YUCK........well, my hats off to both of you. I know that everything and everybody's got to eat, but I ain't got to be the one to feed em'...........I can step on a bug and swat a fly.........but that's bout as good as I'll ever get.


----------



## maryjane (Jul 15, 2006)

Lovebirds said:


> YUCK........well, my hats off to both of you. I know that everything and everybody's got to eat, but I ain't got to be the one to feed em'.........*..I can step on a bug and swat a fly*.........but that's bout as good as I'll ever get.


I can't even do that.  Although today is daddy long leg round-up day...they just move outside, I have about two thousand of them in here at the moment. 
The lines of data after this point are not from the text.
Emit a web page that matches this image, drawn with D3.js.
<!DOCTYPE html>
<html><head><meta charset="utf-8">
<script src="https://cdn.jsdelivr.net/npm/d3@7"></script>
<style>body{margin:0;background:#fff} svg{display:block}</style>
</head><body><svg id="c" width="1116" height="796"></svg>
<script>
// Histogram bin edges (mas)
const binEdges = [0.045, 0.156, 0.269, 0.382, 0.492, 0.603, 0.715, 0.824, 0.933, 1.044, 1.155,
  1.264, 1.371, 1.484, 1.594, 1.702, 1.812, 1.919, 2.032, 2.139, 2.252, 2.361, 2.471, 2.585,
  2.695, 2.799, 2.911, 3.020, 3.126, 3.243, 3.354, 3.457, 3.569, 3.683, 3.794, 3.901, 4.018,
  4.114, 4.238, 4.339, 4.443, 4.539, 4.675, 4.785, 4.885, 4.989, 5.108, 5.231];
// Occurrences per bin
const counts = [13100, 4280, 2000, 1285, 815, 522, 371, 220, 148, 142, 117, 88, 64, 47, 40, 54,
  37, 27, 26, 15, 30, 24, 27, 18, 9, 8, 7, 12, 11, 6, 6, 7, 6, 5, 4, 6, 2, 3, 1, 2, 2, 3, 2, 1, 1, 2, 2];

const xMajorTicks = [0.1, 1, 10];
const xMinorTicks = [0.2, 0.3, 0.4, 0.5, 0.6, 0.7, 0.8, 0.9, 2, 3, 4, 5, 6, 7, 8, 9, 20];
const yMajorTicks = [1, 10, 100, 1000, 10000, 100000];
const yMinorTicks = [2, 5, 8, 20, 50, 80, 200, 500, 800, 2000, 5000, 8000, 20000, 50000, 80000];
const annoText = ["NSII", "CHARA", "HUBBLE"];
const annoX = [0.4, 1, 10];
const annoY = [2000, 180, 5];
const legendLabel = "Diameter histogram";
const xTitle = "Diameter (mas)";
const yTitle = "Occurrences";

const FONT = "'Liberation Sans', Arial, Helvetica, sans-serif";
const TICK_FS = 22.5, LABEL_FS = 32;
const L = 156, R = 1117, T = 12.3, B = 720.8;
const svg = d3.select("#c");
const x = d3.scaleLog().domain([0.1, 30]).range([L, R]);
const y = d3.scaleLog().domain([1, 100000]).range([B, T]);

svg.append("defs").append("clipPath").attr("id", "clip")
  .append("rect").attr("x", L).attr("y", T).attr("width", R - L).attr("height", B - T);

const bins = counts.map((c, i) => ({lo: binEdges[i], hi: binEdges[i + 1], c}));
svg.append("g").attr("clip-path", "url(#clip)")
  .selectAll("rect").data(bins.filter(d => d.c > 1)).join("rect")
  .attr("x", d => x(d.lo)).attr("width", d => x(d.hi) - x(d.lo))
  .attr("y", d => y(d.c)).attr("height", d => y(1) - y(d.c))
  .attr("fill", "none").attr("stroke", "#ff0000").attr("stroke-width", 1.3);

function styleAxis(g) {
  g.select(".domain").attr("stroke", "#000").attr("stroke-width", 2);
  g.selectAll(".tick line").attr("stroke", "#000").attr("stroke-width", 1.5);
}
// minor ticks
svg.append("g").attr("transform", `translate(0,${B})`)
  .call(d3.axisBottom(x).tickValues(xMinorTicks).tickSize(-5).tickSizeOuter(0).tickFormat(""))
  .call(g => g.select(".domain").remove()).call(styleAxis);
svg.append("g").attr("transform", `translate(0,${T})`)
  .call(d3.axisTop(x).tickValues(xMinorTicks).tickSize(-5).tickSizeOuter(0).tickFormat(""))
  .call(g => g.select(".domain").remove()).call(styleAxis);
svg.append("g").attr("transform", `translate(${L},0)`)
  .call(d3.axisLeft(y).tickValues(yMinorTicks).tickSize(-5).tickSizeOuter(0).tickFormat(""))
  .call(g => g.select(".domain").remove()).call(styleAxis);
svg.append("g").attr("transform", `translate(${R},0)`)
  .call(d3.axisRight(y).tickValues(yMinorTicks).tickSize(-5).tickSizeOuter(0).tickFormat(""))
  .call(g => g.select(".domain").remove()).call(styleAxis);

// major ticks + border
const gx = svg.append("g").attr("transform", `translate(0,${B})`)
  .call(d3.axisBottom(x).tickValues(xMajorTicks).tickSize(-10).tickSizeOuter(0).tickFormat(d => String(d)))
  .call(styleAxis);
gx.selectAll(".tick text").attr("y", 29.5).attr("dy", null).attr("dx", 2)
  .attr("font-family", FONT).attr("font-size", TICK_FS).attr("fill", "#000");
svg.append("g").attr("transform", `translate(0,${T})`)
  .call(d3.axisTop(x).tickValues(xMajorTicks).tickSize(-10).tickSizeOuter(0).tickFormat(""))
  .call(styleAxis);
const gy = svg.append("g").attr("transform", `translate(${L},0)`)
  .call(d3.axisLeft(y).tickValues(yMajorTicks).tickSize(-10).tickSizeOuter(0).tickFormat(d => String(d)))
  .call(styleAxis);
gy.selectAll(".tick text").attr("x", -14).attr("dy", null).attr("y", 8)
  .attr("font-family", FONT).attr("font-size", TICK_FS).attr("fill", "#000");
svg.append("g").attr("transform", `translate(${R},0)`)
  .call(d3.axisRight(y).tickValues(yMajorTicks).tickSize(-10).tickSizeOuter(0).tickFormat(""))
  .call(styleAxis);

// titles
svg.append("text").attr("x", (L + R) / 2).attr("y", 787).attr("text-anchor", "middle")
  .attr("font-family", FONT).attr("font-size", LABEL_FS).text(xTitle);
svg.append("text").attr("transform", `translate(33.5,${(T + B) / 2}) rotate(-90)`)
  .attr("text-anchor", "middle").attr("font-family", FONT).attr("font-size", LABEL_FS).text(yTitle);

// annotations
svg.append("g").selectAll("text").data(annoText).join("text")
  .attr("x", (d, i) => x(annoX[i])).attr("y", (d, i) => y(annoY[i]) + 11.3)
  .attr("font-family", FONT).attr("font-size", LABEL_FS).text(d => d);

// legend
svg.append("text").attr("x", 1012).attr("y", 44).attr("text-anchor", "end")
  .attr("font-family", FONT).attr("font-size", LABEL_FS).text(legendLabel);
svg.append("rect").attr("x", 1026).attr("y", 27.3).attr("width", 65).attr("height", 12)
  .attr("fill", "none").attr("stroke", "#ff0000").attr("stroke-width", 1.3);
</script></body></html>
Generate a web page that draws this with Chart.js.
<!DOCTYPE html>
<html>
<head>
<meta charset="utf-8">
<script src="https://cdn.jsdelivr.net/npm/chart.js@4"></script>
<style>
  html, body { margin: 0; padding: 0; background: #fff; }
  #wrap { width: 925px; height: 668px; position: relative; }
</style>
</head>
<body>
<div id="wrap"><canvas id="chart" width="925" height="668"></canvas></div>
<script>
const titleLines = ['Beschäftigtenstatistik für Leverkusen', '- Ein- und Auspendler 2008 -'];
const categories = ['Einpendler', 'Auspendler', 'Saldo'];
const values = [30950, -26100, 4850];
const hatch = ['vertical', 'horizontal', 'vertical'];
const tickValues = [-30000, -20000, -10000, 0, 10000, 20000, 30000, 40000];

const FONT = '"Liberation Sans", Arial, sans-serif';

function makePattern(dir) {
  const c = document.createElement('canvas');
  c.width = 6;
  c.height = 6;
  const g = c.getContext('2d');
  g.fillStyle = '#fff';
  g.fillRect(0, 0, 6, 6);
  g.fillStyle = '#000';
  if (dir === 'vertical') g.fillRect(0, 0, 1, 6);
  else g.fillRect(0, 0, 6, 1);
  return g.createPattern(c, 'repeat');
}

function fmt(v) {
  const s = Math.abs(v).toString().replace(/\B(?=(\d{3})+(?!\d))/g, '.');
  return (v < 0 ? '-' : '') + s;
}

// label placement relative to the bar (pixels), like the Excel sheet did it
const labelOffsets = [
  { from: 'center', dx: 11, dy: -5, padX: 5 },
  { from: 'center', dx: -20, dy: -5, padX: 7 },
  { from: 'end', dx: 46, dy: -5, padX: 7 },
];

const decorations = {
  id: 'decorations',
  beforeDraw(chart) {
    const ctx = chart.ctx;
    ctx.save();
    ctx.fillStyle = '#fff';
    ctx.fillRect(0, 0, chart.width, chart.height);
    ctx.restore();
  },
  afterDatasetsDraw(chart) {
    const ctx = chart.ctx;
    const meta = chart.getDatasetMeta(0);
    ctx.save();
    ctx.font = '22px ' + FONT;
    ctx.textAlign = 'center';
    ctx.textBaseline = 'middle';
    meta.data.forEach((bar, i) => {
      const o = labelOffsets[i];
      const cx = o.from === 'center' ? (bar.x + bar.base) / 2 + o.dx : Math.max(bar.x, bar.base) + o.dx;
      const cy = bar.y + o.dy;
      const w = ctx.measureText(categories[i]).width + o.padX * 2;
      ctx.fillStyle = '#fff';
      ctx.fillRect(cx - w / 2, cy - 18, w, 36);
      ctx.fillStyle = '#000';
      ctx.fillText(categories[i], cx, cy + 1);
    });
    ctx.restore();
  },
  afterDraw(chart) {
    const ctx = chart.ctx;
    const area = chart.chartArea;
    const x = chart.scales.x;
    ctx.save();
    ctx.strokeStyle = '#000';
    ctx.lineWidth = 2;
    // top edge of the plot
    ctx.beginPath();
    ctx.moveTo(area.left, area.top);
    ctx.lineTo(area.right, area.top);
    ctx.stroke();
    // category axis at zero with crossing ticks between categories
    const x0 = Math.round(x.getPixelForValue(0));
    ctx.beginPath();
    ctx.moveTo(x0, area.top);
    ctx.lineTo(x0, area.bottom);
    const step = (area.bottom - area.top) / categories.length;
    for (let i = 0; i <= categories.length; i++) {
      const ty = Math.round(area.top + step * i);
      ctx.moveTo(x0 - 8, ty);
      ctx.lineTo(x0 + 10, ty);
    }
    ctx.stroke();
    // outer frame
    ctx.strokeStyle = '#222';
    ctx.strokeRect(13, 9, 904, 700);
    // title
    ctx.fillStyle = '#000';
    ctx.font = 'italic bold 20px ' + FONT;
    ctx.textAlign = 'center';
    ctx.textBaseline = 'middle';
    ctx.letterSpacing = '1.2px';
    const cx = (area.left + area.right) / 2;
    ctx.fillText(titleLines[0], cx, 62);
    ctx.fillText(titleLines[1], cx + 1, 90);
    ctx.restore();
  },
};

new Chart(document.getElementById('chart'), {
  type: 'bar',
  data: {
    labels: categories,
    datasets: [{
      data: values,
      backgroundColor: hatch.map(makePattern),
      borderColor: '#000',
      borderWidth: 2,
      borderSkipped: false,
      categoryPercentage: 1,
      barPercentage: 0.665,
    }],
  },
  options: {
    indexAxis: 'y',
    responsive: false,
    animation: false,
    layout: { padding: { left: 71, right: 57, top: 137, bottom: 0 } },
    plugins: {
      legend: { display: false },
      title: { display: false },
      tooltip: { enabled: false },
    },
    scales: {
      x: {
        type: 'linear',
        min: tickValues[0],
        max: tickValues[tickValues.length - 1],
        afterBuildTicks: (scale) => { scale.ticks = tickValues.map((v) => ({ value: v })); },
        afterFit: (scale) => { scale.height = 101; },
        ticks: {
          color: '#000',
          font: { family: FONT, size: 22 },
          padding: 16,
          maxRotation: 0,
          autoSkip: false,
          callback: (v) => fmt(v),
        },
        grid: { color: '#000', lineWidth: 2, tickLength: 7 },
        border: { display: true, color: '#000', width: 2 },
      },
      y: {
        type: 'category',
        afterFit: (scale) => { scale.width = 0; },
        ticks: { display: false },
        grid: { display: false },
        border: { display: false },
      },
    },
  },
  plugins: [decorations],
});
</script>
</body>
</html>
Congratulations on the oops babies.  I love mice (and rats) and I've been thinking the last few days of checking shelters for some mice. I miss having them and now that my last rat has gone on to rattie heaven, I would love some mice again. I once had a little red one with giant (I mean GIANT) ears, he was labeled "Fancy Old English Mouse" so we called him The Fancy Lad.  Show us some pictures if you get a chance!


----------



## Noisy_minor (Jun 20, 2008)

Ill get some pics up tomorrow, there is one pic in my album of the three boys. 
I used to breed mice when i was a kid, i had some really awsome colours, and still remember the majority of there names and family tree. (dont ask how i think im getting early onset of Alzheimer's) Now i "try" not to breed them anymore. although its cool watching them all grow up again.


----------



## Noisy_minor (Jun 20, 2008)

Ok i got some pic's today. 

here's mum and the babies









the most recent 4 ooops babies









3 older sisters with there new siblings









and the first 5 when they were 2 1/2 weeks old 









Ive got togo to work now but when i get home ill resize the images again my firs attempt didnt work all that well.


----------